Pick out and copy every line below that has the word "source".

** Start of Provided records **

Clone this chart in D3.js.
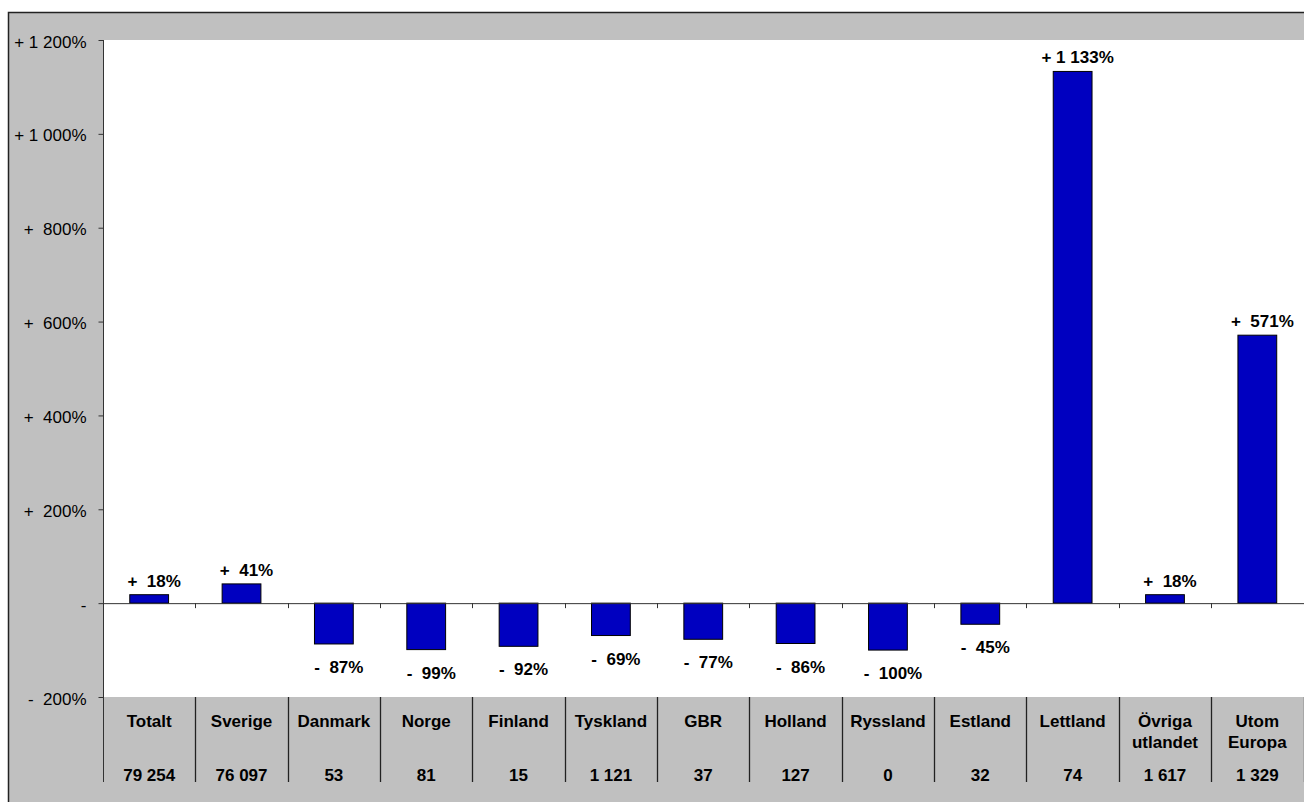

** End of Provided records **
** Start of Provided records **

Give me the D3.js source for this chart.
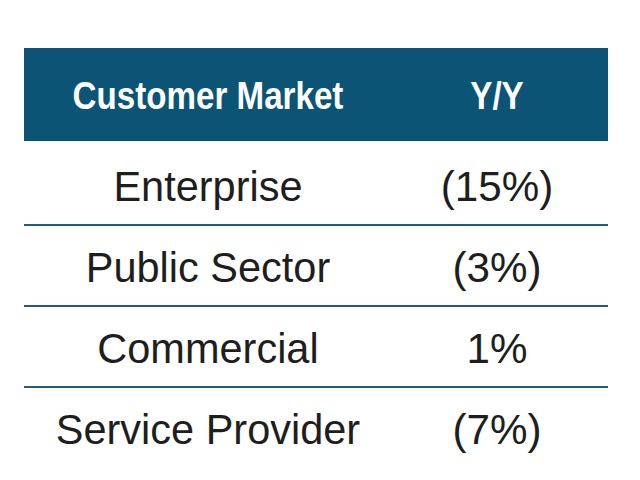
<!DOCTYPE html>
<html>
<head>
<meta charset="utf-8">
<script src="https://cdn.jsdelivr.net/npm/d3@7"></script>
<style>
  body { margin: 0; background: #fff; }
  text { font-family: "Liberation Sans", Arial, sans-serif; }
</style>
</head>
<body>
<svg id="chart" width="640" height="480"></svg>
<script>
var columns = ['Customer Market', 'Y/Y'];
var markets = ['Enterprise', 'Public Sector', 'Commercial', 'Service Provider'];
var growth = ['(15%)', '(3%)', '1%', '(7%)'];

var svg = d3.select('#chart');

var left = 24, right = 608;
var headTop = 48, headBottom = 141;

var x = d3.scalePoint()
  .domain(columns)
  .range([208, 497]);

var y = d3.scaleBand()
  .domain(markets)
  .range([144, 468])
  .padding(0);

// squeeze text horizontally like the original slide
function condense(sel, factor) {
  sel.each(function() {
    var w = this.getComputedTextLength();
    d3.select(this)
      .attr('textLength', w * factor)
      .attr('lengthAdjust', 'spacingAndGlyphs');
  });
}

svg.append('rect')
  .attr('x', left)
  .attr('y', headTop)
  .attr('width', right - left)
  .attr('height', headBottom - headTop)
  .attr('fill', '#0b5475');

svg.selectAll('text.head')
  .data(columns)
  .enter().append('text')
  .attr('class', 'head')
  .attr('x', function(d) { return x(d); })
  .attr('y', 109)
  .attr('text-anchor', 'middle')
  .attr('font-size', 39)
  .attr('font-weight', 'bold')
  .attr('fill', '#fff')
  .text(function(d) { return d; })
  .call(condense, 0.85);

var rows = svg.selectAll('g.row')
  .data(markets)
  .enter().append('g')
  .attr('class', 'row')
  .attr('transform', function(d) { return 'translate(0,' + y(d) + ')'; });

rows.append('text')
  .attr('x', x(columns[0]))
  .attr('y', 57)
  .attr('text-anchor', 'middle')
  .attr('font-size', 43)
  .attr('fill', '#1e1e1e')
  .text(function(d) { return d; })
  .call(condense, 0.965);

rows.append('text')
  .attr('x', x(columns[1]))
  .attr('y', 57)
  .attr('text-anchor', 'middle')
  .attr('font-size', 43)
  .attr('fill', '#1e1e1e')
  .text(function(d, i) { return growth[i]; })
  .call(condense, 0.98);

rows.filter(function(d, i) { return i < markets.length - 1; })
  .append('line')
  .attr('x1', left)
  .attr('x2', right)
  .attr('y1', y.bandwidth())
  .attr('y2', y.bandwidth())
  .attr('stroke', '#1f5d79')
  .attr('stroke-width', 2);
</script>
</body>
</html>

** End of Provided records **
** Start of Provided records **

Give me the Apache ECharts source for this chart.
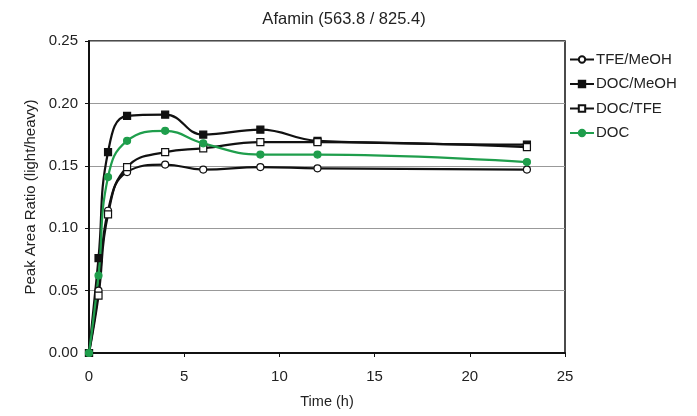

** End of Provided records **

Answer to the exercise »
Give me the D3.js source for this chart.
Give me the Apache ECharts source for this chart.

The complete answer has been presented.